I suppose the problem is that neither the CMA nor the relatively new CGMA are as well-known or understood, nor do they carry the same prestige as the CPA. In contrast, the CPA designation is much more familiar. In business, it is a litmus test of the capabilities of a candidate for an accounting position, whether in public practice or private industry. It is even familiar to the mainstream public, which sees it as an indication of general competency in accounting or tax without necessarily understanding the distinction of being qualified to audit financial statements. In the public’s perception, a CPA in the accounting profession is analogous to a licensed attorney in the law profession.

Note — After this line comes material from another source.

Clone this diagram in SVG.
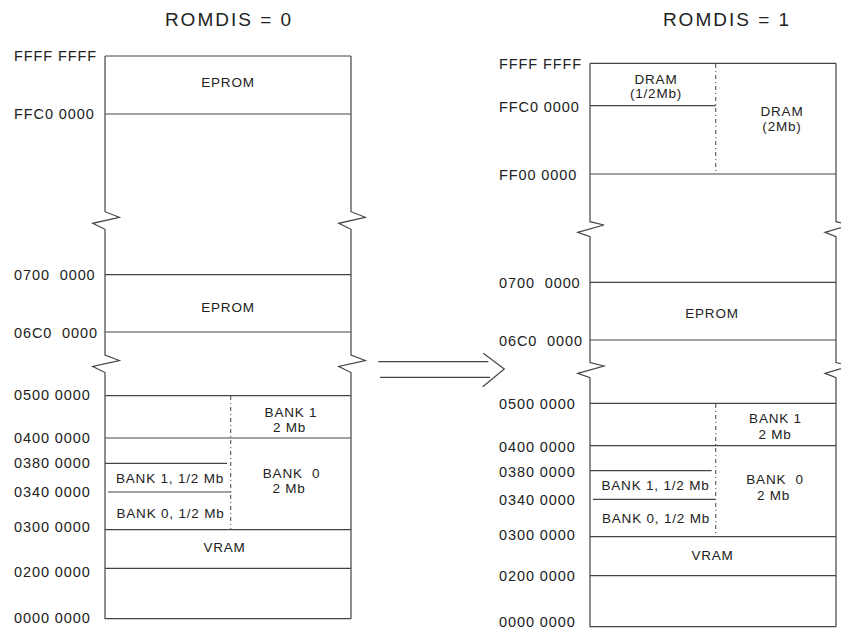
<svg xmlns="http://www.w3.org/2000/svg" width="841" height="629" viewBox="0 0 841 629">
<style>
.ln{stroke:#444;stroke-width:1.2;fill:none}
.dd{stroke:#555;stroke-width:1.1;fill:none;stroke-dasharray:4 3 1 3}
.t{font-family:"Liberation Sans",Arial,sans-serif;fill:#222}
.ttl{font-size:19px;letter-spacing:2px}
.adr{font-size:14.5px;letter-spacing:0.9px}
.lb{font-size:13.5px;letter-spacing:0.8px;text-anchor:middle}
</style>
<rect width="841" height="629" fill="#fff"/>

<g id="title-left"><text class="t ttl" x="229" y="26" text-anchor="middle" xml:space="preserve">ROMDIS = 0</text></g>
<g id="title-right"><text class="t ttl" x="727" y="26" text-anchor="middle" xml:space="preserve">ROMDIS = 1</text></g>

<!-- LEFT MAP -->
<g id="map-left">
  <path class="ln" d="M105,56 H351 M105,56 V211.7 L119.3,217.3 L92.7,223.3 L105,229.3 V355 L119.3,360.5 L92.7,366.5 L105,372.5 V618.7 H351 M351,56 V211.7 L365.3,217.3 L338.7,223.3 L351,229.3 V355 L365.3,360.5 L338.7,366.5 L351,372.5 V618.7"/>
  <g id="L-eprom-top"><path class="ln" d="M105,114 H351"/><text class="t lb" x="228" y="87.3">EPROM</text></g>
  <g id="L-eprom-mid"><path class="ln" d="M105,274.7 H351 M105,332 H351"/><text class="t lb" x="228" y="311.7">EPROM</text></g>
  <g id="L-bank1-2mb"><path class="ln" d="M105,395.7 H351 M105,438 H351"/><text class="t lb" x="291" y="416.7">BANK 1</text><text class="t lb" x="289.5" y="431.7">2 Mb</text></g>
  <g id="L-bank0-2mb"><text class="t lb" x="291.5" y="478.3" xml:space="preserve">BANK  0</text><text class="t lb" x="289" y="493.3">2 Mb</text></g>
  <g id="L-bank1-half"><path class="ln" d="M105,463.3 H227 M108,492 H231"/><text class="t lb" x="170" y="483.3">BANK 1, 1/2 Mb</text></g>
  <g id="L-bank0-half"><text class="t lb" x="170.5" y="518.3">BANK 0, 1/2 Mb</text></g>
  <path class="dd" d="M230.7,396 V529.7"/>
  <g id="L-vram"><path class="ln" d="M105,529.7 H351 M105,568.3 H351"/><text class="t lb" x="224.5" y="552.3">VRAM</text></g>
  <g id="L-addr">
    <text class="t adr" x="14" y="61">FFFF FFFF</text>
    <text class="t adr" x="14" y="119.3">FFC0 0000</text>
    <text class="t adr" x="14" y="280" xml:space="preserve">0700  0000</text>
    <text class="t adr" x="14" y="338" xml:space="preserve">06C0  0000</text>
    <text class="t adr" x="14" y="400">0500 0000</text>
    <text class="t adr" x="14" y="443.3">0400 0000</text>
    <text class="t adr" x="14" y="468.3">0380 0000</text>
    <text class="t adr" x="14" y="497.3">0340 0000</text>
    <text class="t adr" x="14" y="531.7">0300 0000</text>
    <text class="t adr" x="14" y="576.7">0200 0000</text>
    <text class="t adr" x="14" y="622.7">0000 0000</text>
  </g>
</g>

<!-- RIGHT MAP -->
<g id="map-right">
  <path class="ln" d="M590,63.3 H836 M590,63.3 V221.7 L604,225 L577.7,232.3 L590,236.7 V362.5 L604,366 L577.7,373.3 L590,377.7 V626.7 H836 M836,63.3 V221.7 L850,225 L825,232.3 L836,236.7 V362.5 L850,366 L825,373.3 L836,377.7 V626.7"/>
  <g id="R-dram-half"><path class="ln" d="M590,105.7 H715.7"/><text class="t lb" x="656" y="84">DRAM</text><text class="t lb" x="656" y="97.5">(1/2Mb)</text></g>
  <g id="R-dram-2mb"><path class="ln" d="M590,174 H836"/><text class="t lb" x="782" y="115.7">DRAM</text><text class="t lb" x="782" y="131">(2Mb)</text></g>
  <path class="dd" d="M715.7,64 V174"/>
  <g id="R-eprom"><path class="ln" d="M590,282.3 H836 M590,340 H836"/><text class="t lb" x="712" y="318">EPROM</text></g>
  <g id="R-bank1-2mb"><path class="ln" d="M590,403.3 H836 M590,445.7 H836"/><text class="t lb" x="775.5" y="423.3">BANK 1</text><text class="t lb" x="775" y="439.3">2 Mb</text></g>
  <g id="R-bank0-2mb"><text class="t lb" x="775" y="484.3" xml:space="preserve">BANK  0</text><text class="t lb" x="773.5" y="500">2 Mb</text></g>
  <g id="R-bank1-half"><path class="ln" d="M590,470.7 H711.7 M593,499.3 H715.7"/><text class="t lb" x="655.5" y="490">BANK 1, 1/2 Mb</text></g>
  <g id="R-bank0-half"><text class="t lb" x="656" y="523.3">BANK 0, 1/2 Mb</text></g>
  <path class="dd" d="M715.7,404 V536.7"/>
  <g id="R-vram"><path class="ln" d="M590,536.7 H836 M590,575.7 H836"/><text class="t lb" x="712.5" y="560">VRAM</text></g>
  <g id="R-addr">
    <text class="t adr" x="499" y="69.3">FFFF FFFF</text>
    <text class="t adr" x="499" y="111.5">FFC0 0000</text>
    <text class="t adr" x="499" y="180">FF00 0000</text>
    <text class="t adr" x="499" y="288" xml:space="preserve">0700  0000</text>
    <text class="t adr" x="499" y="346" xml:space="preserve">06C0  0000</text>
    <text class="t adr" x="499" y="409">0500 0000</text>
    <text class="t adr" x="499" y="451.5">0400 0000</text>
    <text class="t adr" x="499" y="476.7">0380 0000</text>
    <text class="t adr" x="499" y="505">0340 0000</text>
    <text class="t adr" x="499" y="540">0300 0000</text>
    <text class="t adr" x="499" y="580.7">0200 0000</text>
    <text class="t adr" x="499" y="627">0000 0000</text>
  </g>
</g>

<g id="connectors">
  <path class="ln" d="M378.3,361.7 H488.3 M380,377.3 H490 M483.3,353.3 L504.3,369 L482.7,386.7"/>
</g>
</svg>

As an attorney may specialize in any number of areas of law, the public sees a CPA as potentially specializing in any number of areas of accounting – not necessarily with any particular expertise in auditing. Truth be told, many of today’s CPAs who met the soon-to-be-obsolete attest requirement have not actually performed any audits for years or even decades. From that perpective, this new law may be viewed as simply catching up to what the CPA designation has already evolved into and what the public perceives it to be.